Their shared history dates back to the start of Joel Coen's filmmaking career after he graduated from New York University's undergraduate film program and briefly enrolled in the University of Texas' graduate film program in 1979. However, instead of continuing his education, he quickly dropped out and sought experience working on various music videos and movies, including a shoestring-budgeted supernatural horror project that Raimi was developing at the time. And yes, I mean "The Evil Dead."
Because he was still getting the hang of the "making movies" thing, Raimi wound up shooting far more footage than he needed during production on "The Evil Dead." As a result, he hired Edna Ruth Paul to help with the editing, with Coen serving as the film's assistant editor. Yet, according to Far Out, the most valuable thing Coen got out of the endeavor was not how to edit a movie down to size but how to do a rather handy camera technique: the so-called "Shaky Cam."
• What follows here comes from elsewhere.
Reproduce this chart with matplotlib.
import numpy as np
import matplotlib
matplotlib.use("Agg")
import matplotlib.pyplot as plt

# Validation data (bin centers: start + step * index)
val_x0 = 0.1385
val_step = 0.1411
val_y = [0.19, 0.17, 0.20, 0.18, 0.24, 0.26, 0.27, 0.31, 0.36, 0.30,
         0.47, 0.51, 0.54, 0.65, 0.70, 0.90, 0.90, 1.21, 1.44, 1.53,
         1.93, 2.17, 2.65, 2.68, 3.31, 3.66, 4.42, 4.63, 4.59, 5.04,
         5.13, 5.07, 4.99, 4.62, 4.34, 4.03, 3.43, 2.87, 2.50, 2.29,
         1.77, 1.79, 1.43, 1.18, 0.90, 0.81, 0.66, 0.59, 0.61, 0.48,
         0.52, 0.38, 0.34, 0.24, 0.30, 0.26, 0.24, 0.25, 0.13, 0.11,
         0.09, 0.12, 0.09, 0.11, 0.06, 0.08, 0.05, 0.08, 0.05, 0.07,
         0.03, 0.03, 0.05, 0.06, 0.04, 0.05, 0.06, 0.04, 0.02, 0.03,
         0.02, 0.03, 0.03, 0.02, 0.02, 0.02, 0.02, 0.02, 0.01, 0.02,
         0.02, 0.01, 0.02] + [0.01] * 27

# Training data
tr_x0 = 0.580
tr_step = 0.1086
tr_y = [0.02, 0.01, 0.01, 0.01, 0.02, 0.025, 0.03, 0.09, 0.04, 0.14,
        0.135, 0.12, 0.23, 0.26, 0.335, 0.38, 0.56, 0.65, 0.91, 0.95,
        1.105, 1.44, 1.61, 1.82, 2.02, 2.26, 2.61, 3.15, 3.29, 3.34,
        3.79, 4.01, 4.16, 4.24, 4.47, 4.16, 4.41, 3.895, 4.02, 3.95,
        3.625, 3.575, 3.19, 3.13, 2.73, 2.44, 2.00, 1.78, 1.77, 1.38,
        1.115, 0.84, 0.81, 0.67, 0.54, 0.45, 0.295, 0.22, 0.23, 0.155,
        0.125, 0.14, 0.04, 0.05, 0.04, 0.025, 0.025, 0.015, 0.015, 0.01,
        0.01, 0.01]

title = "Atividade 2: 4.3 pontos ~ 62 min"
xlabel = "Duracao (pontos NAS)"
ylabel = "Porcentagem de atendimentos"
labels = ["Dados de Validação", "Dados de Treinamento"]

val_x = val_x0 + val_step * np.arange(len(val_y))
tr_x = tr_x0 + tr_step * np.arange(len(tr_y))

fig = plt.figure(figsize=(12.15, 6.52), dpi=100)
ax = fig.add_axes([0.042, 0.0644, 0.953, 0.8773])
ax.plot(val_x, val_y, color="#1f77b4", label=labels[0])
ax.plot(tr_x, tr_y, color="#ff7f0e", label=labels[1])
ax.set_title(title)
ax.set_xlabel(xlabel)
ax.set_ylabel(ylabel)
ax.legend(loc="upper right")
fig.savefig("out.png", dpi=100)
Moving The Camera Like A Demon
Raimi famously employed the "Shaky Cam" to depict the POV of a demonic entity moving rapidly through the woods in "The Evil Dead." Not long after, Joel Coen lifted this technique directly for his and his brother Ethan Coen's feature directorial debut on 1984's "Blood Simple" in scenes like the one above, where the wrathful Julian Marty (Dan Hedaya) tries and fails to kidnap his wife Abby (Frances McDormand) from her lover's home. Yet, much like Raimi, the Coens made the "Shaky Cam" their own, using it to capture Julian and Abby's volatile emotions while heightening the intensity of their struggle.
After collaborating with Raimi on 1985's "Crimewave," the Coens once again utilized this type of camera shot in their second feature-length directorial effort, 1987's "Raising Arizona." In that case, the movie prominently featured "Shaky Cam" in a dream sequence centered on the comically apocalyptic biker Leonard Smalls (Randall Cobb), recalling the surreality of the "Demon Cam" from "The Evil Dead." The Coen Brothers mostly shifted away from wildly untethered camera movements after that, though, even while reuniting with Raimi on the 1994 screwball comedy pastiche "The Hudsucker Proxy."
That being said, the Coens still implement the "Shaky Cam" when it makes sense, as they did to powerful effect in this intense moment from "No Country for Old Men." So, even to this day, the influence of "The Evil Dead" can be felt in the Coens' films — if you know what to look for.